Nel frattempo, è l'Europa a metterci in riga, sono le sue Coppe a fissare le gerarchie, al netto del silicone che gonfia la retorica di certi pulpiti. In attesa di Milan-Barcellona, madre di tutte le sfilate glamour, il calcio del campionato - che quasi mai coincide con il calcio del Paese - ha incassato gli ennesimi schiaffoni estero su estero, come spesso capita non appena cerchiamo di fare i duri lontano dalle gonne materne.
Abbiamo perso per strada Palermo, Roma, Lazio e Udinese in Europa League, Inter e Napoli in Champions: sei squadre su sette. Un disastro; e neppure inedito, a essere pignoli. L'Inter è uscita per mano dell'italianissimo Marsiglia di Deschamps; il Napoli, generoso e sciupone, ha sofferto le spallate del Chelsea, trascinato da Drogba , fino a venirne soverchiato nei supplementari.

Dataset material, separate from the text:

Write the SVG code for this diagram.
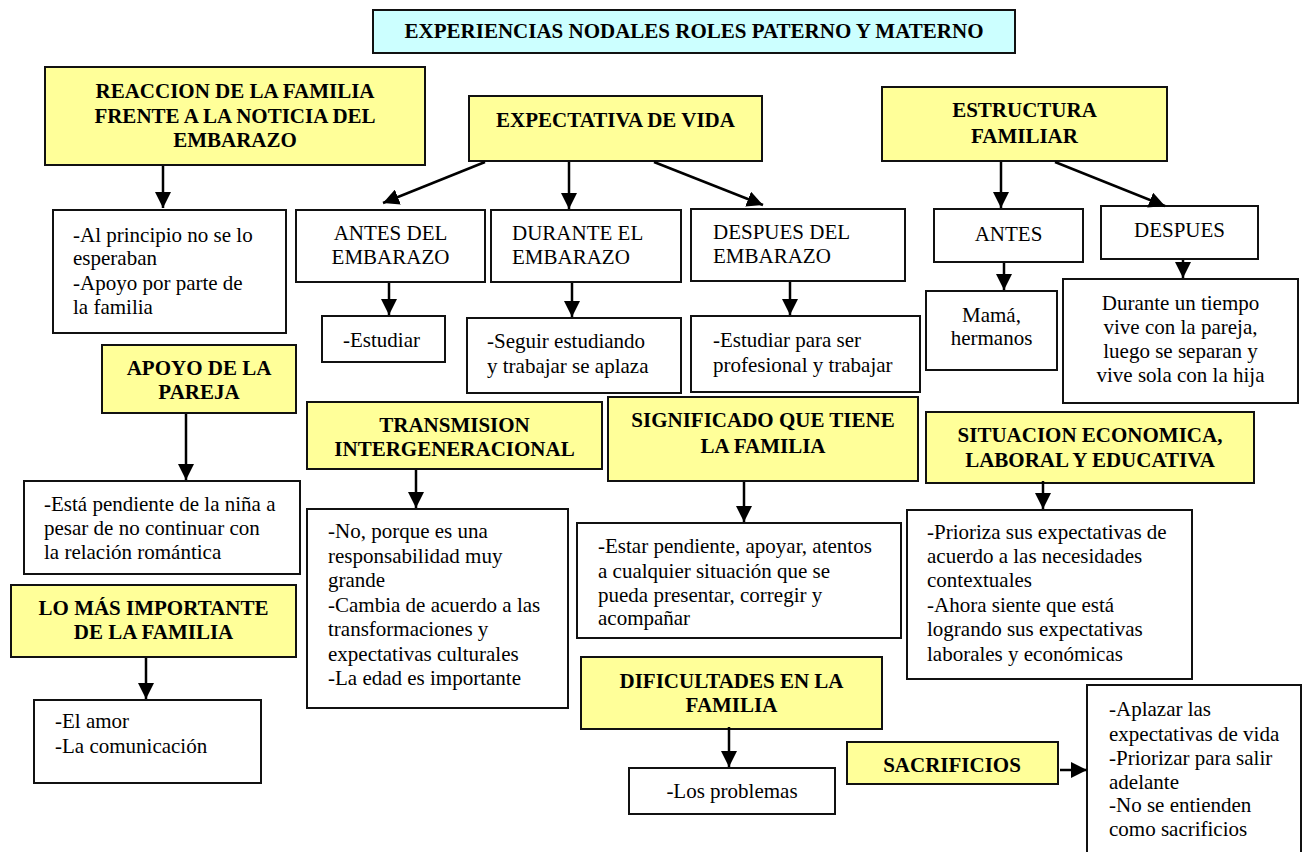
<svg xmlns="http://www.w3.org/2000/svg" width="1303" height="852" viewBox="0 0 1303 852">
<defs>
<style>
.h{fill:#FFFF99;stroke:#111;stroke-width:2}
.b{fill:#fff;stroke:#111;stroke-width:2}
.ti{fill:#CCFFFF;stroke:#111;stroke-width:2}
text{font-size:21px;fill:#000}
.bd{font-weight:bold}
.c{text-anchor:middle}
.ar{stroke:#000;stroke-width:2.5;fill:none;marker-end:url(#ah)}
</style>
<marker id="ah" markerUnits="userSpaceOnUse" markerWidth="16" markerHeight="16" refX="16" refY="8" orient="auto">
<path d="M0,0 L16,8 L0,16 z" fill="#000"/>
</marker>
</defs>
<rect width="1303" height="852" fill="#fff"/>
<g font-family="Liberation Serif, Tinos, Times New Roman, Times, Nimbus Roman, DejaVu Serif, Noto Serif, serif">

<g id="title">
<rect class="ti" x="373" y="10" width="642" height="43"/>
<text class="bd c" x="694" y="38" font-size="20">EXPERIENCIAS NODALES ROLES PATERNO Y MATERNO</text>
</g>

<g id="reaccion">
<rect class="h" x="45" y="67" width="380" height="98"/>
<text class="bd c" x="235" y="98">REACCION DE LA FAMILIA</text>
<text class="bd c" x="235" y="123">FRENTE A LA NOTICIA DEL</text>
<text class="bd c" x="235" y="147">EMBARAZO</text>
</g>
<g id="reaccion-det">
<rect class="b" x="53" y="210" width="233" height="123"/>
<text x="73" y="242">-Al principio no se lo</text>
<text x="73" y="265">esperaban</text>
<text x="73" y="290">-Apoyo por parte de</text>
<text x="73" y="314">la familia</text>
</g>

<g id="expectativa">
<rect class="h" x="469" y="96" width="293" height="65"/>
<text class="bd c" x="615.5" y="127">EXPECTATIVA DE VIDA</text>
</g>
<g id="antes-del">
<rect class="b" x="296" y="210" width="189" height="72"/>
<text class="c" x="390.5" y="240">ANTES DEL</text>
<text class="c" x="390.5" y="264">EMBARAZO</text>
</g>
<g id="durante-el">
<rect class="b" x="491" y="210" width="190" height="72"/>
<text x="512" y="240">DURANTE EL</text>
<text x="512" y="264">EMBARAZO</text>
</g>
<g id="despues-del">
<rect class="b" x="691" y="209" width="214" height="72"/>
<text x="713" y="239">DESPUES DEL</text>
<text x="713" y="263">EMBARAZO</text>
</g>
<g id="estudiar">
<rect class="b" x="322" y="316" width="123" height="46"/>
<text x="343" y="347">-Estudiar</text>
</g>
<g id="seguir">
<rect class="b" x="467" y="318" width="214" height="75"/>
<text x="487" y="348">-Seguir estudiando</text>
<text x="487" y="373">y trabajar se aplaza</text>
</g>
<g id="estudiar-para">
<rect class="b" x="691" y="316" width="229" height="76"/>
<text x="713" y="347">-Estudiar para ser</text>
<text x="713" y="372">profesional y trabajar</text>
</g>

<g id="estructura">
<rect class="h" x="882" y="87" width="285" height="74"/>
<text class="bd c" x="1024.5" y="117">ESTRUCTURA</text>
<text class="bd c" x="1024.5" y="143">FAMILIAR</text>
</g>
<g id="antes">
<rect class="b" x="934" y="209" width="149" height="53"/>
<text class="c" x="1008.5" y="241">ANTES</text>
</g>
<g id="despues">
<rect class="b" x="1101" y="206" width="157" height="53"/>
<text class="c" x="1179.5" y="237">DESPUES</text>
</g>
<g id="mama">
<rect class="b" x="926" y="291" width="131" height="79"/>
<text class="c" x="991.5" y="322">Mamá,</text>
<text class="c" x="991.5" y="345">hermanos</text>
</g>
<g id="durante-tiempo">
<rect class="b" x="1063" y="279" width="235" height="124"/>
<text class="c" x="1180.5" y="310">Durante un tiempo</text>
<text class="c" x="1180.5" y="334">vive con la pareja,</text>
<text class="c" x="1180.5" y="358">luego se separan y</text>
<text class="c" x="1180.5" y="382">vive sola con la hija</text>
</g>

<g id="apoyo">
<rect class="h" x="102" y="345" width="194" height="68"/>
<text class="bd c" x="199" y="375">APOYO DE LA</text>
<text class="bd c" x="199" y="399">PAREJA</text>
</g>
<g id="apoyo-det">
<rect class="b" x="24" y="481" width="276" height="93"/>
<text x="44" y="511">-Está pendiente de la niña a</text>
<text x="44" y="535">pesar de no continuar con</text>
<text x="44" y="559">la relación romántica</text>
</g>
<g id="lo-mas">
<rect class="h" x="11" y="585" width="285" height="72"/>
<text class="bd c" x="153.5" y="615">LO MÁS IMPORTANTE</text>
<text class="bd c" x="153.5" y="639">DE LA FAMILIA</text>
</g>
<g id="lo-mas-det">
<rect class="b" x="34" y="700" width="227" height="83"/>
<text x="55" y="728">-El amor</text>
<text x="55" y="753">-La comunicación</text>
</g>

<g id="transmision">
<rect class="h" x="307" y="402" width="295" height="67"/>
<text class="bd c" x="454.5" y="432">TRANSMISION</text>
<text class="bd c" x="454.5" y="456">INTERGENERACIONAL</text>
</g>
<g id="transmision-det">
<rect class="b" x="307" y="509" width="261" height="199"/>
<text x="328" y="538">-No, porque es una</text>
<text x="328" y="563">responsabilidad muy</text>
<text x="328" y="587">grande</text>
<text x="328" y="612">-Cambia de acuerdo a las</text>
<text x="328" y="636">transformaciones y</text>
<text x="328" y="661">expectativas culturales</text>
<text x="328" y="685">-La edad es importante</text>
</g>

<g id="significado">
<rect class="h" x="608" y="397" width="310" height="84"/>
<text class="bd c" x="763" y="427">SIGNIFICADO QUE TIENE</text>
<text class="bd c" x="763" y="453">LA FAMILIA</text>
</g>
<g id="significado-det">
<rect class="b" x="577" y="523" width="324" height="115"/>
<text x="598" y="553">-Estar pendiente, apoyar, atentos</text>
<text x="598" y="578">a cualquier situación que se</text>
<text x="598" y="602">pueda presentar, corregir y</text>
<text x="598" y="625">acompañar</text>
</g>

<g id="situacion">
<rect class="h" x="926" y="412" width="328" height="71"/>
<text class="bd c" x="1090" y="442">SITUACION ECONOMICA,</text>
<text class="bd c" x="1090" y="467">LABORAL Y EDUCATIVA</text>
</g>
<g id="situacion-det">
<rect class="b" x="907" y="510" width="285" height="169"/>
<text x="927" y="539">-Prioriza sus expectativas de</text>
<text x="927" y="563">acuerdo a las necesidades</text>
<text x="927" y="587">contextuales</text>
<text x="927" y="612">-Ahora siente que está</text>
<text x="927" y="636">logrando sus expectativas</text>
<text x="927" y="661">laborales y económicas</text>
</g>

<g id="dificultades">
<rect class="h" x="581" y="657" width="301" height="72"/>
<text class="bd c" x="731.5" y="688">DIFICULTADES EN LA</text>
<text class="bd c" x="731.5" y="712">FAMILIA</text>
</g>
<g id="dificultades-det">
<rect class="b" x="629" y="768" width="206" height="46"/>
<text class="c" x="732" y="798">-Los problemas</text>
</g>

<g id="sacrificios">
<rect class="h" x="847" y="742" width="211" height="42"/>
<text class="bd c" x="952" y="772">SACRIFICIOS</text>
</g>
<g id="sacrificios-det">
<rect class="b" x="1087" y="685" width="214" height="170"/>
<text x="1109" y="716">-Aplazar las</text>
<text x="1109" y="741">expectativas de vida</text>
<text x="1109" y="765">-Priorizar para salir</text>
<text x="1109" y="789">adelante</text>
<text x="1109" y="812">-No se entienden</text>
<text x="1109" y="836">como sacrificios</text>
</g>

<g id="connectors">
<line class="ar" x1="163" y1="166" x2="163" y2="208"/>
<line class="ar" x1="485" y1="162" x2="383" y2="203"/>
<line class="ar" x1="569" y1="162" x2="569" y2="209"/>
<line class="ar" x1="654" y1="162" x2="763" y2="205"/>
<line class="ar" x1="389" y1="283" x2="389" y2="315"/>
<line class="ar" x1="572" y1="283" x2="572" y2="317"/>
<line class="ar" x1="790" y1="282" x2="790" y2="315"/>
<line class="ar" x1="1001" y1="162" x2="1001" y2="208"/>
<line class="ar" x1="1055" y1="162" x2="1165" y2="206"/>
<line class="ar" x1="1004" y1="263" x2="1004" y2="290"/>
<line class="ar" x1="1183" y1="260" x2="1183" y2="278"/>
<line class="ar" x1="186" y1="414" x2="186" y2="480"/>
<line class="ar" x1="146" y1="658" x2="146" y2="699"/>
<line class="ar" x1="416" y1="470" x2="416" y2="508"/>
<line class="ar" x1="744" y1="482" x2="744" y2="522"/>
<line class="ar" x1="1043" y1="481" x2="1043" y2="509"/>
<line class="ar" x1="729" y1="727" x2="729" y2="767"/>
<line class="ar" x1="1060" y1="770" x2="1087" y2="770"/>
</g>
</g>
</svg>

Ci sono poi i su e giù romanzeschi dell'Udinese. Stordita dalla bocciatura infertale dagli olandesi dell'Az Alkmaar, la fanteria leggera di Guidolin ha ingaggiato un furibondo corpo a corpo con il Napoli, da due a zero a due a due. La banda Mazzarri era reduce da cinque vittorie e lo scorno di Londra. In difesa, continua a offrire troppi varchi. L'Udinese ha dovuto far fronte ad assenze, espulsioni, rigori: non si può dire che Rocchi sia stato "fortunato". Su tutti, Pinzi e Cavani. Di ogni nazione, la Champions League fotografa l'eccellenza, mentre l'Europa League pesa la qualità media.
Dall'archivio, solo pugnalate: ultima italiana a conquistare l'Europa League, quando ancora si chiamava Coppa Uefa, il Parma di Malesani nel 1999; ultima semifinalista, la Fiorentina di Prandelli nel 2008. Non sorridono nemmeno gli inglesi. A casa i due Manchester; esclusi, senza lo straccio di un alibi, Ferguson e Mancini.
Il logorio dei fuoriclasse si avverte anche in Premier, altro che. Comandano Spagna e Germania: gli iberici, affogati tra i debiti; i panzer, più virtuosi. La conferma arriva dalle 16 squadre superstiti tra Champions ed Europa League: 5 sono spagnole (Barcellona, Real, Athletic Bilbao, Valencia, Atletico Madrid), e 3 tedesche (Bayern, Hannover, Schalke). A noi e agli inglesi ne rimane una, come a Cipro (Apoel). Meditate, gente, meditate.